Friday, January 14, 2022

What to Cook This Weekend

Riff on Eric Kim's recipe for lemon-pepper chicken wings with salmon, shrimp and even pizza.

What to Cook This Weekend

Good morning. Eric Kim tells the story of lemon-pepper chicken wings this week in The New York Times Magazine, tracing Atlanta's favorite flavor down all the Peachtree Streets and Boulevards and into the kitchen of the Magic City strip club. He emerged with a recipe for the wings that's all his own (above), as much Korean as Atlantan, with deliciousness to spare.

"There is a seamless convergence between Atlanta's hot-wing culture and Korea's fried-chicken culture," Eric wrote, "an emphasis on shattering crispiness and a balance in flavors, most notably the lip-smacking teeter-totter of sour and sweet." True. I hope you'll make his wings this weekend.

But not only them! You could use Eric's lemon-pepper seasoning on salmon fillets or shrimp, or on thinly sliced bulgogi beef. It tastes good on pizza, too, he reports, and I don't doubt it. (Lemon pepper is also a secret weapon in this terrific Italian American salad.)

This weekend, I'd also like to make Naz Deravian's new recipe for eshkeneh-yeh adas, a lentil and egg drop soup, and Hetty McKinnon's kung pao cauliflower, salty, sweet, sour and spicy. And maybe some miso-glazed fish?
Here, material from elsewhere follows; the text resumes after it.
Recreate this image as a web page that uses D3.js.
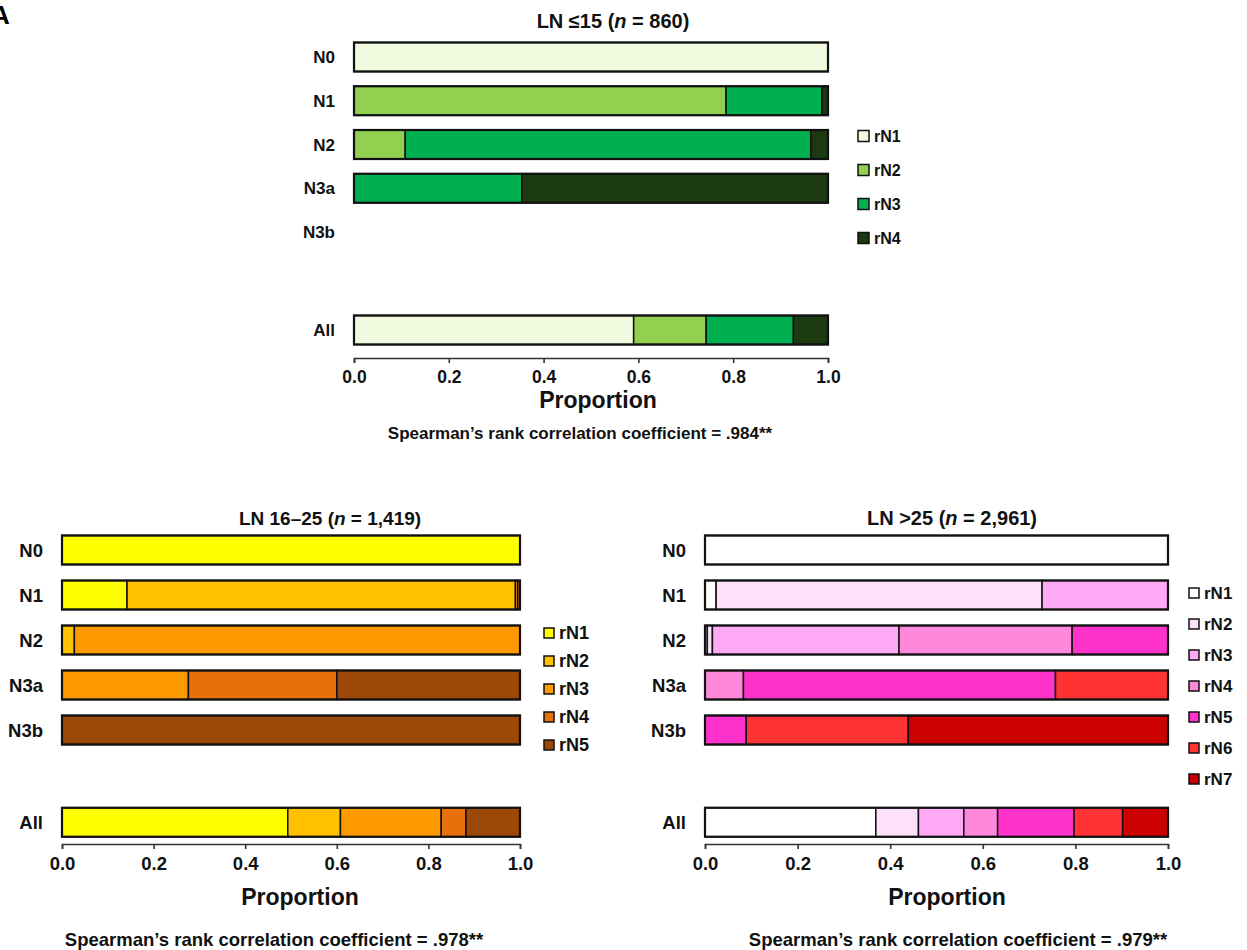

For sure I'd like to steer into a big breakfast on Sunday, with eggs Benedict or migas breakfast tacos or a warm basket of blueberry muffins. Fortified, I could imagine using the afternoon to make roast beef or a luscious turkey breast for next week's lunchtime sandwiches.

And for Sunday supper? Either this ground beef chili with chocolate and peanut butter (trust the process, please!) or rice noodles with a garlicky cashew sauce. Either way, the cooking will take you out of the weekend in style.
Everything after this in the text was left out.